1) I'm concerned that the OP thinks that this is a simple data / math error, and if the Trump administration would just correct this teeny weeny little smidge, the OP could fully defend the tariffs and the administration.
2) I'm concerned that the OP thinks that anything that happened in Trump's current term is anything other than creating as much chaos as he can get away with, with the intent of staying out of jail, with just enough scraps thrown to the Republican leadership so they can easily tell their constituents that it's all according to God's plan, and there's no need to speak against Trump, much less begin impeachment proceedings, or protest, or cry in their beer.
Note the OP partially addressed that in an earlier comment reply:
Jim Lindgren 2 hours ago:
"Assuming AEI's claims are true, I agree that the errors might have been intentional.
And I hope that you are correct that it's mostly just a negotiating tactic."
Dow fell less than 1% today and the S&P500 less than a quarter of a percent. Nasdaq actually went up a tick!
Maybe the world is not ending?
No, it is after the Tariffpocolypse, BfO.
Don't you feel like that guy O'Donnell, lol? Exhausted yet?
My sides hurt from the laughter.
Now look at the S&P 500 chart since Trump's tariff announcement.
You really need more than a single day's market results before settling on your predictions, Bob.
Given time over the the weekend to digest a most disagreeable meal, much of the financial sector chatter today was whether they'll be a V, W, or U-type recovery.
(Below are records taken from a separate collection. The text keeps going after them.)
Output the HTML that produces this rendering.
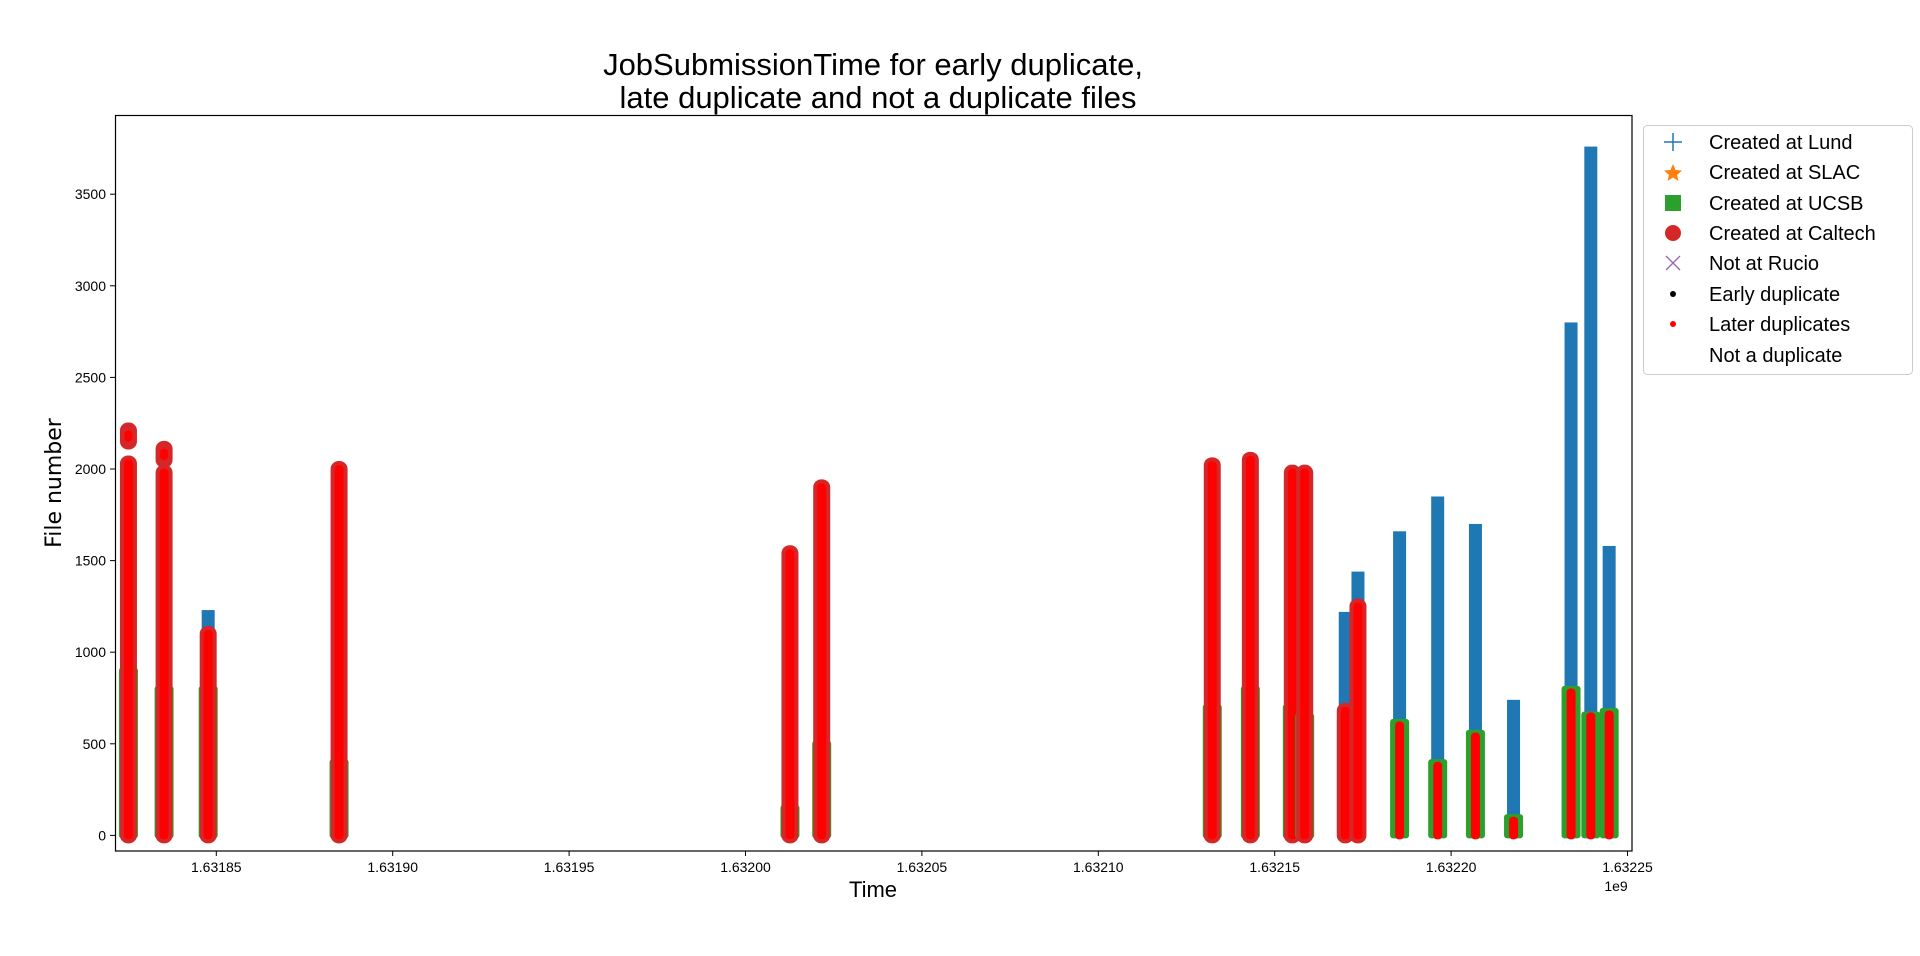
<!DOCTYPE html>
<html><head><meta charset="utf-8"><style>
body{margin:0;background:#fff;}
svg{display:block;font-family:"Liberation Sans","DejaVu Sans",sans-serif;}
</style></head><body>
<svg id="chart" width="1920" height="956" viewBox="0 0 1920 956">
<text x="873" y="75" font-size="31" text-anchor="middle">JobSubmissionTime for early duplicate,</text>
<text x="878" y="108" font-size="31" text-anchor="middle">late duplicate and not a duplicate files</text>
<g id="marks"></g>
<rect x="115.5" y="115.5" width="1516.5" height="735.5" fill="none" stroke="#000" stroke-width="1.2"/>
<g id="axes"></g>
<text x="873" y="897" font-size="22" text-anchor="middle">Time</text>
<text x="1616" y="891" font-size="14" text-anchor="middle">1e9</text>
<text transform="translate(61,483) rotate(-90)" font-size="22" text-anchor="middle" style="font-family:'DejaVu Sans',sans-serif">File number</text>
<g>
<rect x="1643.5" y="125.5" width="269" height="249" rx="4" fill="#fff" stroke="#ccc"/>
<g><path d="M1664 142h18M1673 133v18" stroke="#1f77b4" stroke-width="1.5"/><text x="1709" y="149" font-size="20">Created at Lund</text></g>
<g><polygon points="1673,164 1675.5,170 1682,170.5 1677,175 1678.5,181 1673,177.5 1667.5,181 1669,175 1664,170.5 1670.5,170" fill="#ff7f0e"/><text x="1709" y="179" font-size="20">Created at SLAC</text></g>
<g><rect x="1665" y="195" width="16" height="16" fill="#2ca02c"/><text x="1709" y="210" font-size="20">Created at UCSB</text></g>
<g><circle cx="1673" cy="233" r="8" fill="#d62728"/><text x="1709" y="240" font-size="20">Created at Caltech</text></g>
<g><path d="M1666 256l14 14M1680 256l-14 14" stroke="#9467bd" stroke-width="1.3"/><text x="1709" y="270" font-size="20">Not at Rucio</text></g>
<g><circle cx="1673" cy="294" r="3" fill="#000"/><text x="1709" y="301" font-size="20">Early duplicate</text></g>
<g><circle cx="1673" cy="324" r="3" fill="red"/><text x="1709" y="331" font-size="20">Later duplicates</text></g>
<g><text x="1709" y="362" font-size="20">Not a duplicate</text></g>
</g>
</svg>
<script>
// times in units of 1e4 s offset from 1.6318e9
const clusterTimes = [2.51,3.52,4.77,8.48,21.26,22.16,33.23,34.31,35.5,35.85,37.0,37.36,38.54,39.62,40.69,41.77,43.40,43.96,44.48];
const lundLow  = [0,0,0,0,0,1280,0,0,1100,1100,0,0,600,400,550,100,800,650,650];
const lundHigh = [0,0,1230,0,0,1320,0,0,1390,1390,1220,1440,1660,1850,1700,740,2800,3760,1580];
const ucsbHigh = [900,800,800,400,150,500,700,800,700,650,0,0,620,400,560,100,800,660,680];
const caltechHigh = [2030,1980,1100,2000,1540,1900,2020,2050,1980,1980,680,1250,0,0,0,0,0,0,0];
const caltechBlob = [2180,2080,0,0,0,0,0,0,0,0,0,0,0,0,0,0,0,0,0];
const laterDupHigh = [2030,1980,1100,2000,1540,1900,2020,2050,1980,1980,680,1250,600,380,540,80,780,650,660];
const xTicks = [1.63185,1.63190,1.63195,1.63200,1.63205,1.63210,1.63215,1.63220,1.63225];
const xTickLabels = ["1.63185","1.63190","1.63195","1.63200","1.63205","1.63210","1.63215","1.63220","1.63225"];
const yTicks = [0,500,1000,1500,2000,2500,3000,3500];

const NS='http://www.w3.org/2000/svg';
function xScale(t){return 216.3+(t-5)*35.28;}
function xTickScale(v){return 216.3+(v-1.63185)/0.00005*176.4;}
function yScale(v){return 835.4-v*0.1832;}
const marks=document.getElementById('marks');
const axes=document.getElementById('axes');
function rect(x,y0,y1,w,fill,rx,name){
  if(y1<=y0) return;
  const r=document.createElementNS(NS,'rect');
  r.setAttribute('x',x-w/2);r.setAttribute('y',yScale(y1)-(rx||0));
  r.setAttribute('width',w);r.setAttribute('height',yScale(y0)-yScale(y1)+2*(rx||0));
  if(rx){r.setAttribute('rx',rx);}
  r.setAttribute('fill',fill);
  
  
  marks.appendChild(r);
}
clusterTimes.forEach((t,i)=>{
  const x=xScale(t);
  rect(x,lundLow[i],lundHigh[i],13,'#1f77b4',0,'lund-bar');
  rect(x,0,ucsbHigh[i],19,'#2ca02c',3,'ucsb-bar');
  rect(x,0,caltechHigh[i],17,'#d62728',8,'caltech-bar');
  if(caltechBlob[i]>0){rect(x,caltechBlob[i]-30,caltechBlob[i]+30,17,'#d62728',8,'caltech-blob');rect(x,caltechBlob[i]-10,caltechBlob[i]+10,8,'#ff0000',4,'later-duplicate-blob');}
  rect(x,0,laterDupHigh[i],9,'#ff0000',4,'later-duplicate-bar');
});
xTicks.forEach((v,i)=>{
  const x=xTickScale(v);
  const l=document.createElementNS(NS,'line');
  l.setAttribute('x1',x);l.setAttribute('x2',x);l.setAttribute('y1',851);l.setAttribute('y2',856);l.setAttribute('stroke','#000');
  
  
  axes.appendChild(l);
  const tx=document.createElementNS(NS,'text');
  tx.setAttribute('x',x);tx.setAttribute('y',872);tx.setAttribute('font-size','14');tx.setAttribute('text-anchor','middle');
  tx.textContent=xTickLabels[i];
  
  
  axes.appendChild(tx);
});
yTicks.forEach(v=>{
  const y=yScale(v);
  const l=document.createElementNS(NS,'line');
  l.setAttribute('x1',110);l.setAttribute('x2',115.5);l.setAttribute('y1',y);l.setAttribute('y2',y);l.setAttribute('stroke','#000');
  
  
  axes.appendChild(l);
  const tx=document.createElementNS(NS,'text');
  tx.setAttribute('x',106);tx.setAttribute('y',y+5);tx.setAttribute('font-size','14');tx.setAttribute('text-anchor','end');
  tx.textContent=String(v);
  
  
  axes.appendChild(tx);
});
</script>
</body></html>
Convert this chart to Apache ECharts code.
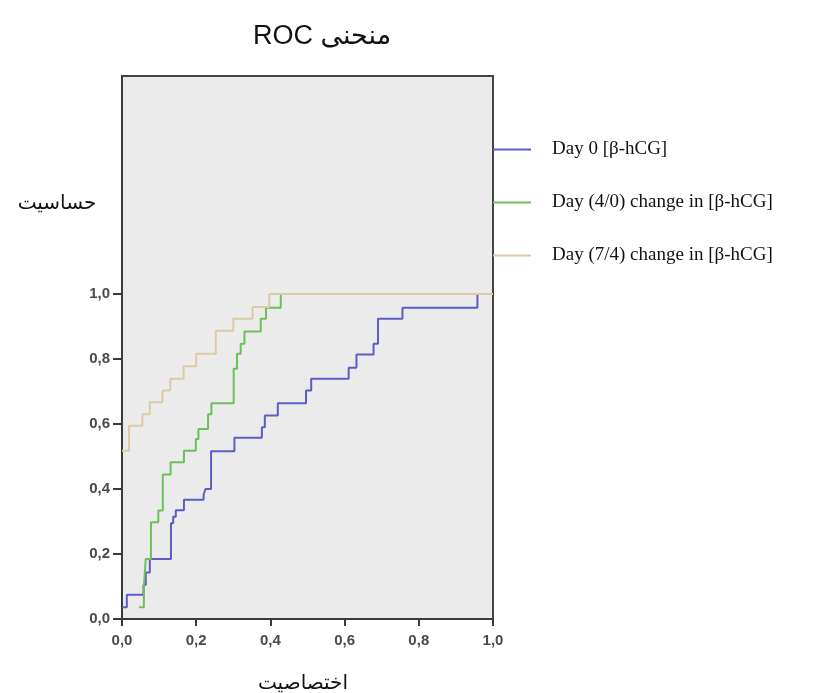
<!DOCTYPE html>
<html>
<head>
<meta charset="utf-8">
<script src="https://cdn.jsdelivr.net/npm/echarts@6/dist/echarts.min.js"></script>
<style>
  html, body { margin: 0; padding: 0; background: #fff; }
  #chart { width: 833px; height: 693px; }
</style>
</head>
<body>
<div id="chart"></div>
<script>
// ROC curves (x = 1 - specificity, y = sensitivity)
const tickValues = [0, 0.2, 0.4, 0.6, 0.8, 1.0];

const seriesNames = ["Day 0 [β-hCG]", "Day (4/0) change in [β-hCG]", "Day (7/4) change in [β-hCG]"];
const seriesColors = ["#5c5cc4", "#6cc05c", "#dccaa6"];

const day0Fpr = [0, 0.013, 0.058, 0.064, 0.075, 0.132, 0.138, 0.145, 0.167, 0.22, 0.225, 0.24, 0.303, 0.377, 0.385, 0.42, 0.496, 0.51, 0.611, 0.632, 0.678, 0.69, 0.756, 0.958, 1.0];
const day0Tpr = [0.036, 0.075, 0.105, 0.143, 0.185, 0.295, 0.315, 0.335, 0.367, 0.383, 0.4, 0.516, 0.558, 0.59, 0.626, 0.664, 0.703, 0.739, 0.773, 0.814, 0.847, 0.924, 0.958, 1.0, 1.0];

const day40Fpr = [0.046, 0.059, 0.064, 0.078, 0.098, 0.11, 0.131, 0.167, 0.199, 0.206, 0.232, 0.241, 0.301, 0.31, 0.32, 0.33, 0.374, 0.388, 0.428, 1.0];
const day40Tpr = [0.036, 0.1, 0.185, 0.298, 0.334, 0.445, 0.482, 0.518, 0.554, 0.585, 0.63, 0.664, 0.77, 0.816, 0.847, 0.885, 0.924, 0.958, 1.0, 1.0];

const day74Fpr = [0, 0.019, 0.055, 0.075, 0.109, 0.13, 0.166, 0.2, 0.253, 0.3, 0.352, 0.397, 1.0];
const day74Tpr = [0.518, 0.595, 0.63, 0.667, 0.703, 0.739, 0.778, 0.816, 0.887, 0.924, 0.96, 1.0, 1.0];

const curves = [
  [day0Fpr, day0Tpr],
  [day40Fpr, day40Tpr],
  [day74Fpr, day74Tpr],
];

const fmt = (v) => v.toFixed(1).replace(".", ",");
const axisColor = "#3a3a3a";
const labelStyle = { color: "#4a4a4a", fontSize: 15, fontWeight: "bold", fontFamily: "Liberation Sans, Arial, sans-serif" };

const chart = echarts.init(document.getElementById("chart"));
chart.setOption({
  animation: false,
  backgroundColor: "#fff",
  grid: {
    left: 122, right: 340, top: 76, bottom: 74,
    show: true, backgroundColor: "#ebebeb", borderColor: "#444", borderWidth: 2,
  },
  legend: {
    orient: "vertical",
    left: 488, top: 134,
    icon: "rect",
    itemWidth: 38, itemHeight: 2,
    itemGap: 32,
    data: seriesNames,
    textStyle: { fontFamily: "Liberation Serif, Times New Roman, serif", fontSize: 19, color: "#111", lineHeight: 21, padding: [0, 0, 0, 16] },
  },
  xAxis: {
    type: "value", min: 0, max: 1,
    axisLine: { show: true, lineStyle: { color: axisColor, width: 2 } },
    axisTick: { show: true, customValues: tickValues, length: 7, lineStyle: { color: axisColor, width: 2 } },
    axisLabel: { customValues: tickValues, formatter: fmt, margin: 14, ...labelStyle },
    splitLine: { show: false },
  },
  yAxis: {
    type: "value", min: 0, max: 1.671,
    axisLine: { show: true, lineStyle: { color: axisColor, width: 2 } },
    axisTick: { show: true, customValues: tickValues, length: 9, lineStyle: { color: axisColor, width: 2 } },
    axisLabel: { customValues: tickValues, formatter: fmt, margin: 12, ...labelStyle },
    splitLine: { show: false },
  },
  graphic: [
    { type: "text", x: 322, y: 37, style: { text: "\u202Bمنحنی ROC\u202C", font: "27px Liberation Sans, DejaVu Sans, sans-serif", fill: "#111", textAlign: "center", textVerticalAlign: "middle" } },
    { type: "text", x: 57, y: 204, style: { text: "حساسیت", font: "20px DejaVu Sans, sans-serif", fill: "#111", textAlign: "center", textVerticalAlign: "middle" } },
    { type: "text", x: 303, y: 684, style: { text: "اختصاصیت", font: "20px DejaVu Sans, sans-serif", fill: "#111", textAlign: "center", textVerticalAlign: "middle" } },
  ],
  series: curves.map(([xs, ys], i) => ({
    name: seriesNames[i],
    type: "line",
    step: "end",
    showSymbol: false,
    color: seriesColors[i],
    lineStyle: { width: 2, color: seriesColors[i] },
    data: xs.map((x, j) => [x, ys[j]]),
  })),
});
</script>
</body>
</html>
Little support for V, U seems the middle position, and lots of warning to beware the W.
Chatter among the political and governing classes is more about—no matter whether this market downturn is just a blip (V-theory) or the beginning of a raging Bear—damage to the U.S. will be far longer term and greater than any 1st-order financial consequences.
Because, for the foreseeable future (well past Trump's reign), our country has proven itself capable of...
• neither developing and carrying out rational, consistent policies
• nor establishing trustworthy, lasting international or intranational agreements
So...what are the 2nd- and 3rd-order consequences of that?
There is no computational error because there is no computation. It is just Trump's advisors desperately picking arbitrary numbers after the fact in an attempt to justify their boss's tariffs.
Why would anyone seek out lawyers for information about anything but the legality of tariffs?
I don't understand your question. Who do you think is asking which lawyers, about what?
The content of the post (the parts in |blockquotes) is from two AEI economists questioning the accuracy of Trump administration's use of a 2021 paper a third economist (linked) wrote.
It's in a legal blog. It also doesn't comport with the views of economists going back to Bastiat.
Tariffs are not problematic due to math errors but because they are economically destructive and they violate the right to consensual activities. God forbid that these lawyers would offer a muscular defense of inalienable rights.